▶ [INFORMATION SHOWN]:
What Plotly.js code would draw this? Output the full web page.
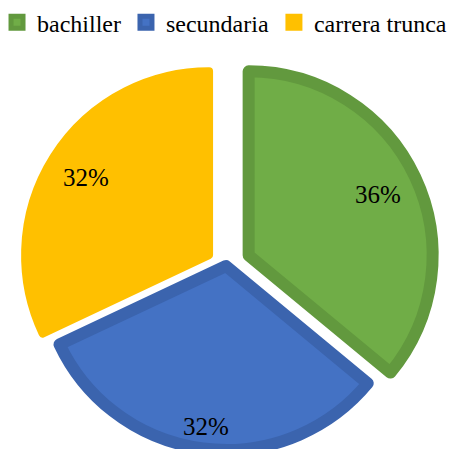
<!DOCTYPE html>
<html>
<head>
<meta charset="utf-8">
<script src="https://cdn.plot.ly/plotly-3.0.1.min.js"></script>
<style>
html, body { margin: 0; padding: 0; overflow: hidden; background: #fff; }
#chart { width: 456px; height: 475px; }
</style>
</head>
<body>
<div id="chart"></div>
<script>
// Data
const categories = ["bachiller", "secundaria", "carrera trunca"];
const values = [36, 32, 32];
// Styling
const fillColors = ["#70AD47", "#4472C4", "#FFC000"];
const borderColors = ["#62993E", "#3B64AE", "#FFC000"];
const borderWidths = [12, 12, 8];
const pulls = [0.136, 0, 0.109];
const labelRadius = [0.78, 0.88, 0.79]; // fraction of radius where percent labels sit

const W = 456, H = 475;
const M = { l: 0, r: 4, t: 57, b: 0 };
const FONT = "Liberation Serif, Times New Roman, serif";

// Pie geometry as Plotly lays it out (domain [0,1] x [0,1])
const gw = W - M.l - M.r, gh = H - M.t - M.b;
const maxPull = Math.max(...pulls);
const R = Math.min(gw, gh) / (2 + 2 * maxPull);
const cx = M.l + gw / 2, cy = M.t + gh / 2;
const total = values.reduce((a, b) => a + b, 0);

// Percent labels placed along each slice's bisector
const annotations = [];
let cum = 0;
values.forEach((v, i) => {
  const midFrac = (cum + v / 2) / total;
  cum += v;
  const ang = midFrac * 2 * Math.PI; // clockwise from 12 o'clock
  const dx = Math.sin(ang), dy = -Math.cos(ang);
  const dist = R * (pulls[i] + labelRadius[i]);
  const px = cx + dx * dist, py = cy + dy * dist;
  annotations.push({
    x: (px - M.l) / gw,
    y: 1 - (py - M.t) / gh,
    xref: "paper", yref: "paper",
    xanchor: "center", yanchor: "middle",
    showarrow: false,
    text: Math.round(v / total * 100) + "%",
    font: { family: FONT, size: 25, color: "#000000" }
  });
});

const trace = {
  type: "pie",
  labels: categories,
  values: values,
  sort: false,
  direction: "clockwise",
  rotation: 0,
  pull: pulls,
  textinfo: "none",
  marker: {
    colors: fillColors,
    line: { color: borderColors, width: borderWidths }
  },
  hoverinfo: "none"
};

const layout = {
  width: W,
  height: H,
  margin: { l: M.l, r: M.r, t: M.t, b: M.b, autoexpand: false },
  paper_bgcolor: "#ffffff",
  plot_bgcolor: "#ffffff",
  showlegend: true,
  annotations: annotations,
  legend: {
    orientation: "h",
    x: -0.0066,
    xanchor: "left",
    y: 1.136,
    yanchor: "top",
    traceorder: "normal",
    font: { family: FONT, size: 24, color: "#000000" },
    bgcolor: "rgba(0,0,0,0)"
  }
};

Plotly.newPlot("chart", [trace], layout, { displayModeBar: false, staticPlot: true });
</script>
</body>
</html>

▶ [WHAT IS REQUIRED]: Reproduce the listing exactly. Leave its pictures out.

▶ [THE RESULT]:
What Plotly.js code would draw this? Output the full web page.
<!DOCTYPE html>
<html>
<head>
<meta charset="utf-8">
<script src="https://cdn.plot.ly/plotly-3.0.1.min.js"></script>
<style>
html, body { margin: 0; padding: 0; overflow: hidden; background: #fff; }
#chart { width: 456px; height: 475px; }
</style>
</head>
<body>
<div id="chart"></div>
<script>
// Data
const categories = ["bachiller", "secundaria", "carrera trunca"];
const values = [36, 32, 32];
// Styling
const fillColors = ["#70AD47", "#4472C4", "#FFC000"];
const borderColors = ["#62993E", "#3B64AE", "#FFC000"];
const borderWidths = [12, 12, 8];
const pulls = [0.136, 0, 0.109];
const labelRadius = [0.78, 0.88, 0.79]; // fraction of radius where percent labels sit

const W = 456, H = 475;
const M = { l: 0, r: 4, t: 57, b: 0 };
const FONT = "Liberation Serif, Times New Roman, serif";

// Pie geometry as Plotly lays it out (domain [0,1] x [0,1])
const gw = W - M.l - M.r, gh = H - M.t - M.b;
const maxPull = Math.max(...pulls);
const R = Math.min(gw, gh) / (2 + 2 * maxPull);
const cx = M.l + gw / 2, cy = M.t + gh / 2;
const total = values.reduce((a, b) => a + b, 0);

// Percent labels placed along each slice's bisector
const annotations = [];
let cum = 0;
values.forEach((v, i) => {
  const midFrac = (cum + v / 2) / total;
  cum += v;
  const ang = midFrac * 2 * Math.PI; // clockwise from 12 o'clock
  const dx = Math.sin(ang), dy = -Math.cos(ang);
  const dist = R * (pulls[i] + labelRadius[i]);
  const px = cx + dx * dist, py = cy + dy * dist;
  annotations.push({
    x: (px - M.l) / gw,
    y: 1 - (py - M.t) / gh,
    xref: "paper", yref: "paper",
    xanchor: "center", yanchor: "middle",
    showarrow: false,
    text: Math.round(v / total * 100) + "%",
    font: { family: FONT, size: 25, color: "#000000" }
  });
});

const trace = {
  type: "pie",
  labels: categories,
  values: values,
  sort: false,
  direction: "clockwise",
  rotation: 0,
  pull: pulls,
  textinfo: "none",
  marker: {
    colors: fillColors,
    line: { color: borderColors, width: borderWidths }
  },
  hoverinfo: "none"
};

const layout = {
  width: W,
  height: H,
  margin: { l: M.l, r: M.r, t: M.t, b: M.b, autoexpand: false },
  paper_bgcolor: "#ffffff",
  plot_bgcolor: "#ffffff",
  showlegend: true,
  annotations: annotations,
  legend: {
    orientation: "h",
    x: -0.0066,
    xanchor: "left",
    y: 1.136,
    yanchor: "top",
    traceorder: "normal",
    font: { family: FONT, size: 24, color: "#000000" },
    bgcolor: "rgba(0,0,0,0)"
  }
};

Plotly.newPlot("chart", [trace], layout, { displayModeBar: false, staticPlot: true });
</script>
</body>
</html>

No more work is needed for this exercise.